Daphne Caruana Galizia’s was the first successful assassination in Malta’s modern history. There is just one episode of an attempt at an assassination that mercifully had not been successful. The criminal underworld sought to assassinate Richard Cachia Caruana several years ago, when he was the Prime Minister’s Chief of Staff, and got very close to managing that. And that event is probably the closest comparable event to what we have experienced this week.

Then too, a person was marked for a brutal death because criminals wanted to stop him from causing them inconvenience. On behalf of his principal and the government he worked for, Richard Cachia Caruana sought to severe the unacceptable relationship between big time criminals and relatives in office of state. It was an assassination aimed at protecting and perpetuating familiarity – literal in that case – between a drug trafficker and the head of an enforcement agency with the job to stop him.

From the killer’s point of view an assassination is like no ordinary murder. It is as calculated, pre-meditated and cold as they come because it is the furtherance of policy and intent. A criminal or a band of criminals who seek to eliminate a politician, a judge or a journalist that becomes inconvenient and a hindrance to their power and profit commissions people and invests resources in the well-planned execution of a coherent plan.

Once executed that plan not only is intended to eliminate the target but to scare anyone who would replace them. In Daphne Caruana Galizia’s case this goes beyond the fear that journalists or bloggers might feel. It is more seriously the fear of sources who have confidentially provided her with information but which now must be scared of discovery and retribution as the police, untrusted and feared, shuffle through the computers and documents she left behind.

This is the language of organised crime, spoken so explicitly at the time of the attempt on Richard Cachia Caruana’s life and so finally and uncompromisingly at the elimination of Daphne Caruana Galizia.

These two, one survivor and one victim, are the only ones to who have ever had to face death as a penalty for upholding vigorously and uncompromisingly their commitment to their roles in our society.

Joseph Muscat was just starting out when Richard Cachia Caruana was stabbed and when those who did it where tried. He led the charge of the politicisation of that crime. Labour sought to profit politically from the ultimate fulfilment of duty, way beyond its reasonable call, of a government official on the front line of fighting corruption and association between crime and law enforcement. In the process they worked to ensure the perpetrators got away with it.

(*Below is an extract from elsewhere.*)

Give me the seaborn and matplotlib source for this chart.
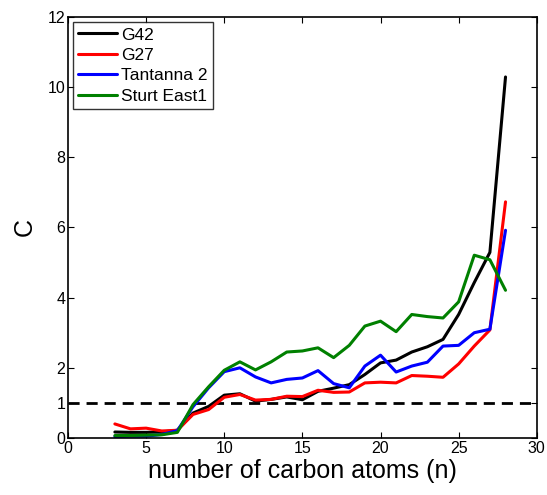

They ran a campaign of aspersions, innuendo, confusion and professional and skilled lies to seek to blame the victim and those closest to him.

We are seeing signs that Joseph Muscat plans to manage this other assassination, successful in its attempt, in exactly the same way.

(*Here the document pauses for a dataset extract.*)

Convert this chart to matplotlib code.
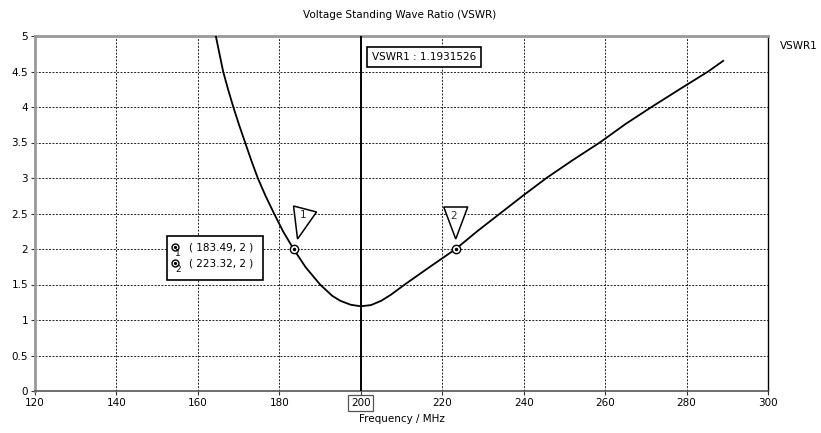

I have been speaking to a number of international journalists in Malta over the last two days and they expressed amazement at the smugness of a leader of a democratic government that appears to be embarking on a campaign of victim-blaming and of tying Daphne Caruana Galizia’s death to his political rivals in order to serve his own direct political interest.

We have never before seen a successful political assassination in Malta. But we have seen Joseph Muscat manage the attempt of one in the interest of his party and himself. And we realise with horror that this much we have seen before.

And there will not be Daphne Caruana Galizia to call him out and fight him with her words and the truth for which she stood and for which she fell.